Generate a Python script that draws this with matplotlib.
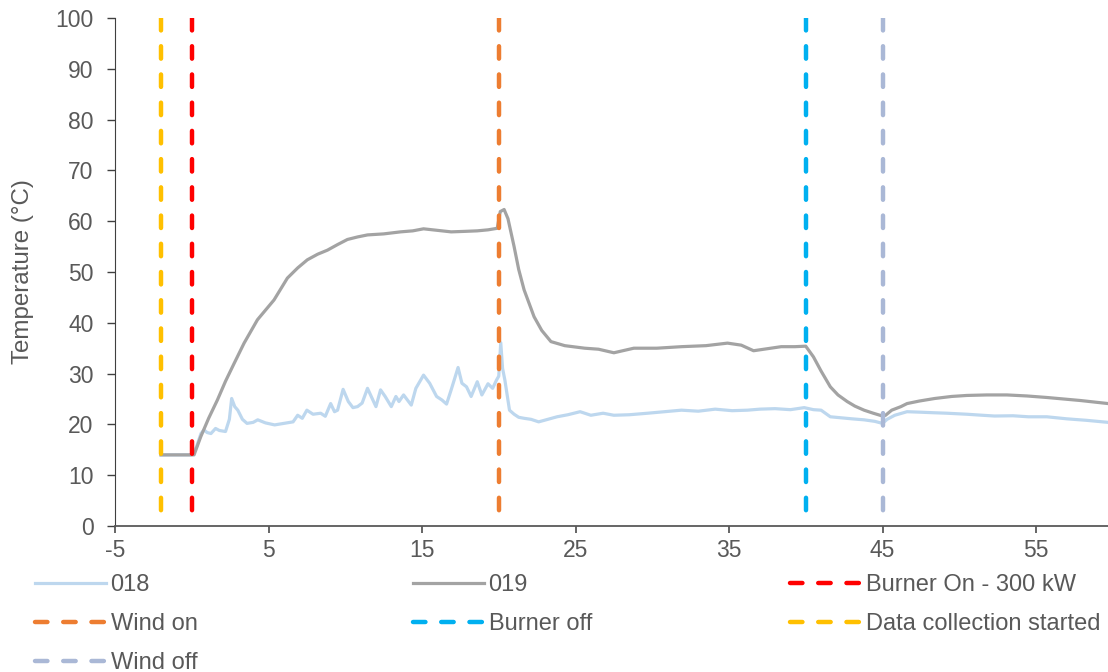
import matplotlib
matplotlib.use('Agg')
import matplotlib.pyplot as plt

plt.rcParams['font.family'] = ['Liberation Sans', 'DejaVu Sans']
plt.rcParams['axes.unicode_minus'] = False

# time (min) and temperature (degC)
x018 = [-2, 0, 0.3, 0.6, 0.8, 1.0, 1.25, 1.55, 1.8, 2.2,
        2.45, 2.6, 2.8, 3.0, 3.3, 3.6, 4.0, 4.3, 4.8, 5.4,
        6.0, 6.6, 6.9, 7.2, 7.5, 7.9, 8.4, 8.7, 9.05, 9.3,
        9.5, 9.86, 10.2, 10.5, 10.8, 11.1, 11.45, 11.8, 12.0, 12.3,
        12.6, 13.0, 13.3, 13.5, 13.8, 14.3, 14.6, 15.1, 15.5, 15.95,
        16.3, 16.6, 16.9, 17.35, 17.6, 17.9, 18.2, 18.6, 18.9, 19.3,
        19.6, 19.85, 20.0, 20.13, 20.25, 20.4, 20.7, 21.0, 21.3, 21.65,
        22.1, 22.6, 23.2, 23.8, 24.5, 25.3, 26.0, 26.8, 27.5, 28.5,
        29.7, 30.8, 31.9, 33.0, 34.1, 35.2, 36.2, 37.0, 38.0, 39.0,
        39.9, 40.5, 41.0, 41.6, 42.3, 43.0, 43.8, 44.5, 45.0, 45.3,
        45.8, 46.6, 47.5, 48.3, 49.2, 50.5, 51.5, 52.3, 53.5, 54.5,
        55.7, 57.0, 58.3, 59.7, 60]
y018 = [14, 14, 15.5, 18.2, 18.9, 18.4, 18.2, 19.2, 18.8, 18.6,
        21, 25.1, 23.5, 22.8, 21, 20.2, 20.4, 20.9, 20.3, 19.9,
        20.2, 20.5, 21.8, 21.2, 22.8, 22.0, 22.2, 21.6, 24.1, 22.5,
        22.8, 26.9, 24.5, 23.3, 23.5, 24.2, 27.1, 24.8, 23.5, 26.8,
        25.5, 23.5, 25.5, 24.5, 25.8, 23.8, 27.1, 29.7, 28.1, 25.5,
        24.8, 24.0, 26.8, 31.2, 28.1, 27.4, 25.5, 28.4, 25.8, 28.0,
        27.1, 28.7, 29.5, 36.1, 31, 28.7, 22.8, 22.0, 21.4, 21.2,
        21.0, 20.5, 21.0, 21.5, 21.9, 22.5, 21.8, 22.2, 21.8, 21.9,
        22.2, 22.5, 22.8, 22.6, 23.0, 22.7, 22.8, 23.0, 23.1, 22.9,
        23.3, 22.9, 22.8, 21.5, 21.3, 21.1, 20.9, 20.6, 20.2, 21.0,
        21.8, 22.5, 22.4, 22.3, 22.2, 22.0, 21.8, 21.65, 21.7, 21.5,
        21.5, 21.1, 20.8, 20.4, 20.3]

x019 = [-2, 0, 0.15, 0.59, 1.1, 1.67, 2.2, 2.76, 3.41, 4.28,
        5.36, 6.23, 6.9, 7.53, 8.2, 8.84, 9.5, 10.14, 10.8, 11.45,
        12.5, 13.6, 14.4, 15.1, 16.0, 16.9, 17.8, 18.6, 19.3, 19.9,
        20.1, 20.35, 20.6, 21.0, 21.3, 21.65, 22.3, 22.8, 23.4, 24.3,
        25.6, 26.5, 27.5, 28.8, 30.3, 31.9, 33.5, 34.9, 35.8, 36.6,
        37.5, 38.4, 39.3, 40.0, 40.5, 41.0, 41.6, 42.1, 42.7, 43.2,
        43.8, 44.4, 45.0, 45.2, 45.6, 46.2, 46.6, 47.4, 48.4, 49.5,
        50.5, 51.8, 53.1, 54.4, 55.7, 56.8, 57.9, 58.8, 59.7, 60]
y019 = [14, 14, 14.0, 17.6, 21.2, 24.8, 28.5, 32.0, 36.0, 40.6,
        44.5, 48.8, 50.8, 52.4, 53.5, 54.3, 55.4, 56.4, 56.9, 57.3,
        57.5, 57.9, 58.1, 58.5, 58.2, 57.9, 58.0, 58.1, 58.3, 58.6,
        61.9, 62.3, 60.5, 55.0, 50.5, 46.5, 41.2, 38.5, 36.3, 35.5,
        35.0, 34.8, 34.1, 35.0, 35.0, 35.3, 35.5, 36.0, 35.6, 34.5,
        34.9, 35.3, 35.3, 35.4, 33.3, 30.5, 27.4, 25.8, 24.5, 23.6,
        22.8, 22.2, 21.65, 21.8, 22.8, 23.5, 24.1, 24.6, 25.1, 25.5,
        25.7, 25.8, 25.8, 25.6, 25.3, 25.0, 24.7, 24.4, 24.1, 24.0]

event_names = ['Burner On - 300 kW', 'Wind on', 'Burner off',
               'Data collection started', 'Wind off']
event_times = [0, 20, 40, -2, 45]
event_colors = ['#ff0000', '#ed7d31', '#00b0f0', '#ffc000', '#aab8d6']

txt = '#595959'

fig = plt.figure(figsize=(11.08, 6.72), dpi=100)
ax = fig.add_axes([115 / 1108, 146 / 672, 997.75 / 1108, 508 / 672])

l018, = ax.plot(x018, y018, color='#bdd7ee', lw=2.3, label='018')
l019, = ax.plot(x019, y019, color='#a3a3a3', lw=2.3, label='019')

ev = {}
for name, t, c in zip(event_names, event_times, event_colors):
    # drawn top to bottom so the dash pattern starts at the top
    ln, = ax.plot([t, t], [100, 0], color=c, lw=3.2, dashes=(2.8, 3.55),
                  dash_capstyle='round', label=name)
    ev[name] = ln

ax.set_xlim(-5, 60)
ax.set_ylim(0, 100)
ax.set_xticks(range(-5, 60, 10))
ax.set_yticks(range(0, 101, 10))
ax.spines['top'].set_visible(False)
ax.spines['right'].set_visible(False)
ax.spines['left'].set_color('#404040')
ax.spines['bottom'].set_color('#595959')
ax.spines['bottom'].set_linewidth(1.3)
ax.tick_params(axis='y', length=5.5, width=1, color='#404040', pad=10,
               labelsize=16.5, labelcolor=txt)
ax.tick_params(axis='x', length=5, width=1.3, color='#595959', pad=4.5,
               labelsize=16.5, labelcolor=txt)
ax.set_ylabel('Temperature (°C)', fontsize=17.4, color=txt)
ax.yaxis.set_label_coords(-0.081, 0.5)

cols = [
    ([l018, ev['Wind on'], ev['Wind off']], 35),
    ([l019, ev['Burner off']], 413),
    ([ev['Burner On - 300 kW'], ev['Data collection started']], 790),
]
for handles, xpix in cols:
    leg = fig.legend(handles=handles, loc='upper left',
                     bbox_to_anchor=(xpix / 1108, (672 - 574) / 672),
                     frameon=False, fontsize=17, handlelength=3.0,
                     handletextpad=0.2, labelspacing=0.72, borderpad=0,
                     borderaxespad=0)
    for t in leg.get_texts():
        t.set_color(txt)

fig.savefig('out.png', dpi=100)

—————

## [Requirement]
Show each line of the listing that holds the string "matplotlib".

## [Output for this exercise]
Generate a Python script that draws this with matplotlib.
import matplotlib
matplotlib.use('Agg')
import matplotlib.pyplot as plt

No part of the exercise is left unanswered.